说到语言规划的具体策略,以湘方言为例,我们有如下启示:
积极贯彻双言制,让普通话和方言在不同层面实现其功能。
普通话在方言之上,远比任何一种方言有用,就是说,普通话比方言有更大的社会作用和经济效益(陈章太,2005,109)。因此,依照国家政策,在服务等重大领域,行业,坚持普通话作为通用的交际工具。

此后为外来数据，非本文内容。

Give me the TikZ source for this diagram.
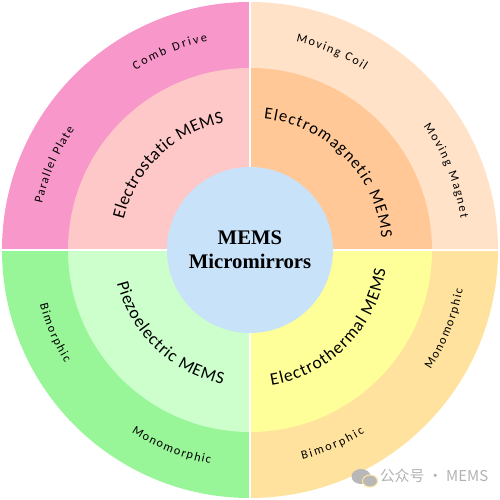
\documentclass[tikz,border=0pt]{standalone}
\usepackage{fontspec}
\newfontfamily\labelfont{Carlito}
\newfontfamily\titlefont{Liberation Serif}
\newfontfamily\cjk{Noto Sans CJK SC}
\usetikzlibrary{decorations.text}

\definecolor{staticOut}{RGB}{248,152,202}
\definecolor{staticIn}{RGB}{255,200,200}
\definecolor{magOut}{RGB}{255,226,200}
\definecolor{magIn}{RGB}{255,200,150}
\definecolor{piezoOut}{RGB}{152,246,152}
\definecolor{piezoIn}{RGB}{204,255,204}
\definecolor{thermOut}{RGB}{255,226,158}
\definecolor{thermIn}{RGB}{255,255,153}
\definecolor{coreFill}{RGB}{200,226,250}

% curved label: start angle, end angle, radius, size, text
\newcommand\arclabel[5]{%
  \path[decorate, decoration={text along path, text align={fit to path},
    text={|\labelfont\fontsize{#4}{#4}\selectfont|#5}}]
    (#1:#3) arc[start angle=#1, end angle=#2, radius=#3];}

\begin{document}
\begin{tikzpicture}[
  core/.style={circle, fill=coreFill, minimum size=3.32cm, inner sep=0pt},
  title/.style={font=\titlefont\bfseries\fontsize{11.8}{13.5}\selectfont, align=center},
  watermark/.style={text=black!30, font=\cjk\fontsize{8.5}{9}\selectfont}]
	\useasboundingbox (-5,-5) rectangle (5,5);

	% sectors
	\foreach \a/\o/\i in {90/staticOut/staticIn, 0/magOut/magIn,
	                      180/piezoOut/piezoIn, 270/thermOut/thermIn} {
		\fill[\o] (0,0) -- (\a:4.96) arc[start angle=\a, end angle=\a+90, radius=4.96] -- cycle;
		\fill[\i] (0,0) -- (\a:3.64) arc[start angle=\a, end angle=\a+90, radius=3.64] -- cycle;
	}
	\foreach \a in {0,90,180,270}
		\draw[white, line width=1.2pt] (\a:1.6) -- (\a:5);

	\node[core] (hub) at (0,0) {};
	\node[title] (name) at (hub) {MEMS\\Micromirrors};

	% electrostatic
	\arclabel{166.5}{101.5}{2.60}{10}{Electrostatic MEMS}
	\arclabel{122.5}{101.5}{4.26}{7}{Comb Drive}
	\arclabel{167.5}{145.5}{4.26}{7}{Parallel Plate}
	% electromagnetic
	\arclabel{84}{5}{2.64}{9.5}{Electromagnetic MEMS}
	\arclabel{77.5}{57.5}{4.26}{7}{Moving Coil}
	\arclabel{35.5}{8.5}{4.26}{7}{Moving Magnet}
	% piezoelectric
	\arclabel{194}{258.5}{2.74}{10}{Piezoelectric MEMS}
	\arclabel{194.5}{211.5}{4.34}{7}{Bimorphic}
	\arclabel{237}{259.5}{4.35}{7}{Monomorphic}
	% electrothermal
	\arclabel{279}{352}{2.74}{10}{Electrothermal MEMS}
	\arclabel{284}{302}{4.32}{7}{Bimorphic}
	\arclabel{326.5}{349.5}{4.33}{7}{Monomorphic}

	% watermark
	\fill[black!28] (2.22,-4.53) ellipse (0.19 and 0.15);
	\fill[black!28, draw=thermOut, line width=0.6pt] (2.40,-4.62) ellipse (0.15 and 0.12);
	\node[watermark] (tag) at (3.68,-4.52) {公众号 · MEMS};
\end{tikzpicture}
\end{document}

当然推广普通话并不是为了消灭方言。我们的生活越来越丰富,我们更需要多样的娱乐方式,这就是诸如湘方言节目盛行的重要原因。社会政治经济生活与日常生活是两个不同的层面,我们可以利用普通话与全球接轨,交流科学技术,吸收不同文明成果,并同时加强全国人民的统一意识,增强民族主体文化的凝聚力;今天,每个人都可以热爱自己的方言,会说多种方言也很好,多掌握一种或几种方言交际工具,对工作,生活等都很有利,如湖南著名主持人汪涵,以其超凡的语言能力和幽默的主持风格而出名。
对方言进行规范,通过媒体对方言进行宣传保护
方言节目是人们茶余饭后放松精神的好办法,湖南的《越策越开心》就是很好的例子。但是,如果方言节目策划不当,利用不合理,反会弄巧成拙。从上文调查当中显示,湖南公共频道的《我来说新闻》就是流于庸俗引起观众的反感。有损湘方言的形象。因此有关部门对方言节目内容形式等进行进一步的规范。
语音、词汇和语法是语言三要素,而词汇是反映语言的先锋军。以湘方言为例,为了把代表我们地方文化的方言保持和推广下去,建议有关部门编出一套系统的《长沙方言词典》。
当今世界处于信息时代,信息传播日新月异,媒体的重要性就异常突出。借助媒体宣传地方文化是一条有效途径。如07年上海启动了“上海方言保护性调查研究课题”;中央电视台也正在拍摄反映口头文明遗产的专题片《草根中国》,初衷亦是基于保护方言的考虑;⑤长沙弹词已成功申报第一批非物质文化遗产,市民建议电视台组织一个栏目,加以推广,让更多人了解它。
应当申明,可以说方言的时候说方言,需要说普通话的时候说普通话,正如吕叔湘先生所说:“你说话,我说话,会说普通话”。这是符合我国现阶段乃至今后较长时期的语言生活实际的,也是符合国家和民族利益和个人利益的。